YDS remains on the offense on sustainability
If the month of March is associated with anything, it’s usually the national college basketball competition common referred to as “March Madness.” We love the unpredictability, the surprises, and the upsets. This March, however, another sort of madness seized the country. Before the final day of winter, Chicago was experiencing daily temperatures in the mid 80s (F); International Falls, MN, the “icebox of the nation,” shattered its former temperature records—by 22 degrees; South Dakota was a whopping 94 degrees; and the earliest F-3 strength tornado was recorded in Michigan’s history.
Although Yale did not get the chance to participate in the basketball madness, the university continues to take the offensive in matters of climate change and sustainability. Over the last decade, YDS has been at the forefront of sustainability working in tandem with the School of Forestry and Environmental Studies and the School of Management to create green professional schools at Yale.
On March 20, with a bizarre temperature of 75 degrees outside, YDS Sustainability Coordinators Russ Powell ’13 M.Div. and Troy Savage ’13 M. Div., a joint degree candidate in Forestry, hosted a panel in the Common Room to discuss sustainability and YDS.
Dean Harry Attridge began the discussion with an overview of what has occurred during his terms as dean, including solification of the joint-degree program with School of Forestry and Environmental Studies. Attridge emphaized that the goal has been to create an academic atmosphere capable of “thinking globally but acting locally: taking care of our own environment here and doing the best we can to reduce our dependence on various kinds of energy sources, and that’s where the sustainability initiative kicks in.”
Sandra Lynch, director of finance and administration at YDS, highlighted the ways YDS has simultaneously been creating a more sustainable environment and cutting costs. Efforts made in the past few years include installing motion-detector lights, purchasing recyclable paper for printers and copiers, and having idle computers default to sleep mode. Collecting compost and recycling pens and batteries are also small ways that YDS has become a more sustainable place.
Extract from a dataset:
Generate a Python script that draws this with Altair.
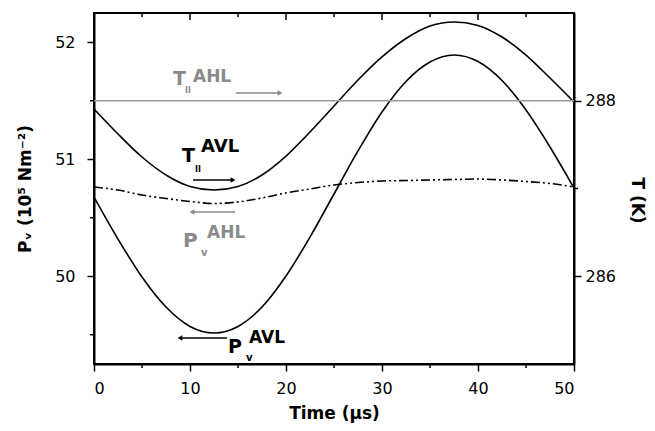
import altair as alt
import pandas as pd

# ---- data ----
time_us = [0, 2.5, 5, 7.5, 10, 12.5, 15, 17.5, 20, 22.5, 25, 27.5, 30, 32.5, 35, 37.5, 40, 42.5, 45, 47.5, 50]
t_avl = [287.906, 287.621, 287.359, 287.154, 287.023, 286.983, 287.023, 287.154, 287.370, 287.644, 287.940,
         288.236, 288.499, 288.709, 288.852, 288.897, 288.858, 288.726, 288.521, 288.259, 287.986]
p_avl = [50.677, 50.318, 49.994, 49.737, 49.571, 49.515, 49.571, 49.737, 50.002, 50.335, 50.703,
         51.071, 51.404, 51.665, 51.831, 51.891, 51.835, 51.673, 51.421, 51.105, 50.754]
p_ahl = [50.763, 50.737, 50.694, 50.665, 50.639, 50.622, 50.635, 50.669, 50.712, 50.746, 50.780,
         50.801, 50.814, 50.818, 50.823, 50.827, 50.831, 50.823, 50.810, 50.793, 50.763]
t_ahl_time = [0, 50]
t_ahl = [288.0, 288.0]

x_major = [0, 10, 20, 30, 40, 50]
x_minor = [5, 15, 25, 35, 45]
p_major = [50, 51, 52]
p_minor = [49.5, 50.5, 51.5]
t_major = [286, 288]
t_minor = [287]

# annotation pieces (left x in µs, baseline in axis units)
p_txt = ["P", "v", "AHL", "P", "v", "AVL"]
p_txt_t = [9.27, 11.15, 11.77, 13.96, 15.83, 16.15]
p_txt_y = [50.25, 50.173, 50.327, 49.344, 49.276, 49.429]
p_txt_size = [20, 10, 17, 19, 10, 17]
p_txt_col = ["#8a8a8a", "#8a8a8a", "#8a8a8a", "black", "black", "black"]

t_txt = ["T", "II", "AHL", "T", "II", "AVL"]
t_txt_t = [8.23, 9.48, 10.31, 9.17, 10.52, 11.15]
t_txt_y = [288.179, 288.088, 288.214, 287.302, 287.188, 287.416]
t_txt_size = [19, 8, 17, 19, 8, 18]
t_txt_col = ["#8a8a8a", "#8a8a8a", "#8a8a8a", "black", "black", "black"]

# arrows: start, end (head at end)
p_arr_t1 = [14.69, 13.85]
p_arr_t2 = [10.21, 8.96]
p_arr_y = [50.549, 49.472]
p_arr_col = ["#8a8a8a", "black"]
p_arr_shape = ["triangle-left", "triangle-left"]

t_arr_t1 = [14.79, 10.31]
t_arr_t2 = [19.375, 14.48]
t_arr_y = [288.088, 287.097]
t_arr_col = ["#8a8a8a", "black"]
t_arr_shape = ["triangle-right", "triangle-right"]

XDOM = [0, 50]
PDOM = [49.25, 52.25]
TDOM = [285, 289]


def xs():
    return alt.Scale(domain=XDOM, nice=False, zero=False)


def ps():
    return alt.Scale(domain=PDOM, nice=False, zero=False)


def tsc():
    return alt.Scale(domain=TDOM, nice=False, zero=False)


def x_axis():
    return alt.Axis(values=x_major, title="Time (µs)", tickSize=7, labelPadding=9,
                    titlePadding=9, labelFontSize=16, titleFontSize=17)


p_axis = alt.Axis(values=p_major, title="Pᵥ (10⁵ Nm⁻²)", orient="left", tickSize=7, labelPadding=12,
                  labelFontSize=16, titleFontSize=17, titlePadding=20)
t_axis = alt.Axis(values=t_major, title="T (K)", orient="right", tickSize=7, labelPadding=4,
                  labelFontSize=16, titleFontSize=17, titleAngle=90, titleX=62, titleY=187,
                  titleAlign="center", titleBaseline="middle")


def X(field="t"):
    return alt.X(f"{field}:Q", scale=xs(), axis=x_axis())


def YP(axis=None):
    return alt.Y("P:Q", scale=ps(), axis=axis)


def YT(axis=None):
    return alt.Y("T:Q", scale=tsc(), axis=axis)


# ---------- P (left axis) ----------
df_p_avl = pd.DataFrame({"t": time_us, "P": p_avl})
df_p_ahl = pd.DataFrame({"t": time_us, "P": p_ahl})

l_p_avl = alt.Chart(df_p_avl).mark_line(color="black", strokeWidth=1.6, interpolate="monotone").encode(
    x=X(), y=YP(p_axis))
l_p_ahl = alt.Chart(df_p_ahl).mark_line(color="black", strokeWidth=1.6, interpolate="monotone",
                                        strokeDash=[9, 3, 2, 3, 2, 3]).encode(x=X(), y=YP())

df_p_txt = pd.DataFrame({"t": p_txt_t, "P": p_txt_y, "txt": p_txt, "fs": p_txt_size, "c": p_txt_col})
l_p_txt = alt.Chart(df_p_txt).mark_text(align="left", baseline="alphabetic", fontWeight="bold",
                                        font="DejaVu Sans").encode(
    x=X(), y=YP(), text="txt:N",
    size=alt.Size("fs:Q", scale=None), color=alt.Color("c:N", scale=None))

df_p_arr = pd.DataFrame({"t": p_arr_t1, "t2": p_arr_t2, "P": p_arr_y, "c": p_arr_col, "sh": p_arr_shape})
l_p_arr = alt.Chart(df_p_arr).mark_rule(strokeWidth=1.5).encode(
    x=X(), x2="t2:Q", y=YP(), color=alt.Color("c:N", scale=None))
l_p_head = alt.Chart(df_p_arr).mark_point(filled=True, size=30, opacity=1).encode(
    x=X("t2"), y=YP(), color=alt.Color("c:N", scale=None), shape=alt.Shape("sh:N", scale=None))

l_p_minor = alt.Chart(pd.DataFrame({"P": p_minor})).mark_rule(color="black", strokeWidth=1.5).encode(
    y=YP(), x=alt.value(-4), x2=alt.value(0))

l_x_minor = alt.Chart(pd.DataFrame({"t": x_minor})).mark_rule(color="black", strokeWidth=1.5).encode(
    x=X(), y=alt.value(351), y2=alt.value(355))
l_top_major = alt.Chart(pd.DataFrame({"t": x_major})).mark_rule(color="black", strokeWidth=1.5).encode(
    x=X(), y=alt.value(0), y2=alt.value(7))
l_top_minor = alt.Chart(pd.DataFrame({"t": x_minor})).mark_rule(color="black", strokeWidth=1.5).encode(
    x=X(), y=alt.value(0), y2=alt.value(4))

# ---------- T (right axis) ----------
df_t_avl = pd.DataFrame({"t": time_us, "T": t_avl})
df_t_ahl = pd.DataFrame({"t": t_ahl_time, "T": t_ahl})

r_t_avl = alt.Chart(df_t_avl).mark_line(color="black", strokeWidth=1.6, interpolate="monotone").encode(
    x=X(), y=YT(t_axis))
r_t_ahl = alt.Chart(df_t_ahl).mark_line(color="#9a9a9a", strokeWidth=1.6).encode(x=X(), y=YT())

df_t_txt = pd.DataFrame({"t": t_txt_t, "T": t_txt_y, "txt": t_txt, "fs": t_txt_size, "c": t_txt_col})
r_t_txt = alt.Chart(df_t_txt).mark_text(align="left", baseline="alphabetic", fontWeight="bold",
                                        font="DejaVu Sans").encode(
    x=X(), y=YT(), text="txt:N",
    size=alt.Size("fs:Q", scale=None), color=alt.Color("c:N", scale=None))

df_t_arr = pd.DataFrame({"t": t_arr_t1, "t2": t_arr_t2, "T": t_arr_y, "c": t_arr_col, "sh": t_arr_shape})
r_t_arr = alt.Chart(df_t_arr).mark_rule(strokeWidth=1.5).encode(
    x=X(), x2="t2:Q", y=YT(), color=alt.Color("c:N", scale=None))
r_t_head = alt.Chart(df_t_arr).mark_point(filled=True, size=30, opacity=1).encode(
    x=X("t2"), y=YT(), color=alt.Color("c:N", scale=None), shape=alt.Shape("sh:N", scale=None))

r_t_minor = alt.Chart(pd.DataFrame({"T": t_minor})).mark_rule(color="black", strokeWidth=1.5).encode(
    y=YT(), x=alt.value(480), x2=alt.value(484))

chart = alt.layer(
    l_p_avl, r_t_avl, r_t_ahl, l_p_ahl, l_p_txt, l_p_arr, l_p_head, l_p_minor,
    l_x_minor, l_top_major, l_top_minor, r_t_txt, r_t_arr, r_t_head, r_t_minor,
).resolve_scale(y="independent").properties(
    width=480, height=351,
    autosize=alt.AutoSizeParams(type="none"),
    padding={"left": 86, "top": 5, "right": 73, "bottom": 59},
    background="white",
).configure_view(stroke="black", strokeWidth=2).configure_axis(
    domainColor="black", domainWidth=2, tickColor="black", tickWidth=1.5,
    labelColor="black", titleColor="black", labelFont="DejaVu Sans", titleFont="DejaVu Sans",
    titleFontWeight="bold", grid=False,
)

chart.save("out.html", embed_options={"renderer": "svg", "actions": False})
Brian Vinci, director of facilities at YDS, said that for some time now all of the facilities’ practices and products at YDS are green. “Being ‘green,’” Vinci said, “means the hand soap, the paper towel, the toilet paper, all the products we use and equipment we buy meet the industry standard of ‘green.’” This year, Vinci is excited to introduce two new sustainable practices to YDS. First, ‘single stream recycling’—where you can throw your bottles, cans, and mixed paper all into one all-purpose recycling bin—will become the norm. Second, Vinci introduced an exciting new tool called an ‘Ionator.’ Like an enhanced spray bottle, an Ionator is a water gun that ionizes tap water and functions as a green supplement to most surface cleaners.
In addition to creating a more efficient compost system, said Kai Hoffman-Krull ’12 M.A.R. and head of the Divinity School Farm, the farm is moving towards adopting a model based on a community garden. Everyone participating in the farm has ‘ownership’ of a small piece of land, and Kai and farmers help walk people through the basic steps of growing their own produce. “Hopefully,” concluded Hoffman-Krull, “these are skills that people can take with them after they leave YDS and bring the sustainable practices they learned at the farm to whatever communities they find themselves in.”
Sustainability Coordinators Powell and Savage wrapped up the discussion by voicing their intentions for the upcoming academic year. They hope to make the YDS refectory compost-friendly and are strategizing how to make this Fall’s BTFO orientation a zero-waste event. Additionally, the two are designing a website for sustainability on the YDS campus. They intend this to be “a one-stop shop for anything related to sustainability—whether it’s finding out how and where to recycle something, what courses are being offered on religion and ecology, or what John Collins’s ‘biblical values of sustainability’ are.”
Although Harvard made it to the NCAA basketball tournament, Dean Attridge did not fail to note, in the spirit of friendly competition, that there are more solar panels at YDS than at Harvard Divinity School.